Tell me, does this (https://youtube.com/watch?v=XnZH4izf_rI) make you feel more or less optimistic about our future relationship with our robot overlords..?

;)
Title: Re: Tech News. Automation, Engineering, Environment Etc
Post by: martinuzz on October 30, 2021, 10:24:32 am
It will be a disco inferno when they wipe us out
Title: Re: Tech News. Automation, Engineering, Environment Etc
Post by: martinuzz on February 08, 2022, 05:05:36 am
Tinder has been ordered to cease and desist it's practice of discriminating based on age.
A research using mystery shoppers in the Netherlands, New Zealand, the US, South Korea, India and Brasil has shown that Tinder Plus charges more fees solely based on age. The tariff difference is largest in the Netherlands, with a subscription costing 3,77 euros for young people, and 21,99 euros for old people, while the services provided are exactly the same.
This is illegal. Discrimination based on age is not allowed.

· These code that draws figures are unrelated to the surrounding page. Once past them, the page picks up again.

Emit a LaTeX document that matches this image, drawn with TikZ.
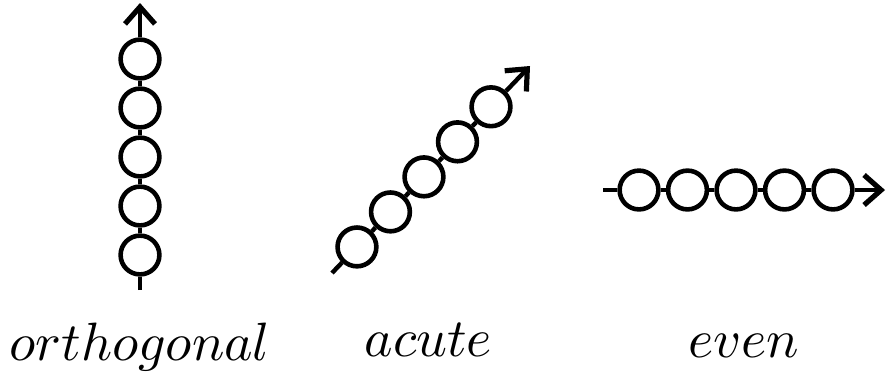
\documentclass[tikz,border=0pt]{standalone}
\usetikzlibrary{arrows.meta,calc}
\tikzset{
  bead/.style={circle, draw=black, fill=white, line width=2.3pt, minimum size=19.4pt, inner sep=0pt},
  rod/.style={line width=2.2pt, draw=black},
  tip/.style={-{Straight Barb[length=8.5pt, width=15pt, line width=2.6pt]}},
  lbl/.style={anchor=base, scale=2.7, inner sep=0pt}
}
\begin{document}
\begin{tikzpicture}[x=0.5pt, y=-0.5pt]
  \useasboundingbox (0,0) rectangle (886,377);

  % vertical chain
  \coordinate (o0) at (140,290);
  \coordinate (oT) at (140,3);
  \foreach \i/\y in {1/255,2/206,3/157,4/108,5/59}
    \node[bead] (o\i) at (140,\y) {};
  \draw[rod] (o0) -- (o1) -- (o2) -- (o3) -- (o4) -- (o5);
  \draw[rod, tip] (o5) -- (oT);

  % diagonal chain
  \coordinate (a0) at (332,273);
  \coordinate (aT) at (530,66);
  \foreach \i in {1,...,5}
    \node[bead] (a\i) at ($(a0)!{0.126+(\i-1)*0.16925}!(aT)$) {};
  \draw[rod] (a0) -- (a1) -- (a2) -- (a3) -- (a4) -- (a5);
  \draw[rod, tip] (a5) -- (aT);

  % horizontal chain
  \coordinate (e0) at (603,190);
  \coordinate (eT) at (885,190);
  \foreach \i/\x in {1/639,2/687.5,3/736,4/784.5,5/833}
    \node[bead] (e\i) at (\x,190) {};
  \draw[rod] (e0) -- (e1) -- (e2) -- (e3) -- (e4) -- (e5);
  \draw[rod, tip] (e5) -- (eT);

  % captions
  \node[lbl] (lo) at (140,360) {$orthogonal$};
  \node[lbl] (la) at (428.5,356) {$acute$};
  \node[lbl] (le) at (743.5,357) {$even$};
\end{tikzpicture}
\end{document}
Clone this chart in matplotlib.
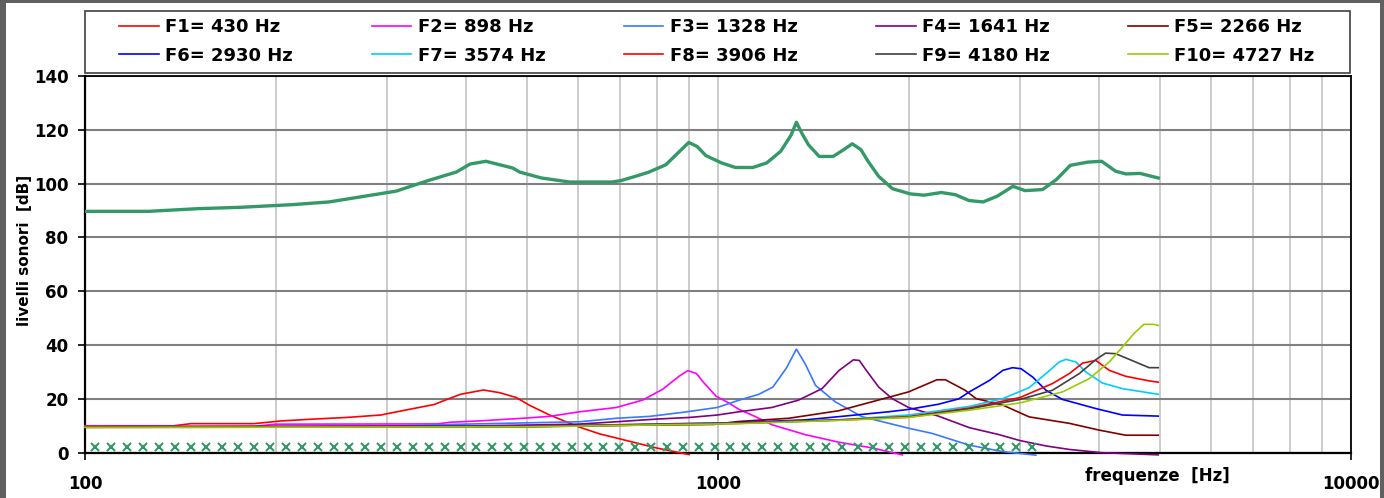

Ofcourse, don't expect Tinder Plus to drop it's prices. This will probably just mean that young people will now also have to pay 21,99 euros instead of 3,77 euros.
Title: Re: Tech News. Automation, Engineering, Environment Etc
Post by: dragdeler on February 09, 2022, 09:28:48 am
I doubt it. Like insurance doesn't discriminate based on age.



And if it is it's bullshit, having looked into these emtpy faces 6 days a week for a year, I can tell you with confidence who I wouldn't want to serve had I my private business. Like we use to say around here when something is inaccessible: apparantly they have too much money... Well reversly no amount of money would make it worth dealing with the 50-65 crowd.
Title: Re: Tech News. Automation, Engineering, Environment Etc
Post by: martinuzz on February 09, 2022, 09:35:18 am
Insurances are an exception because their liquidity is directly proportional to how long someone is estimated to be able to pay insurance fees.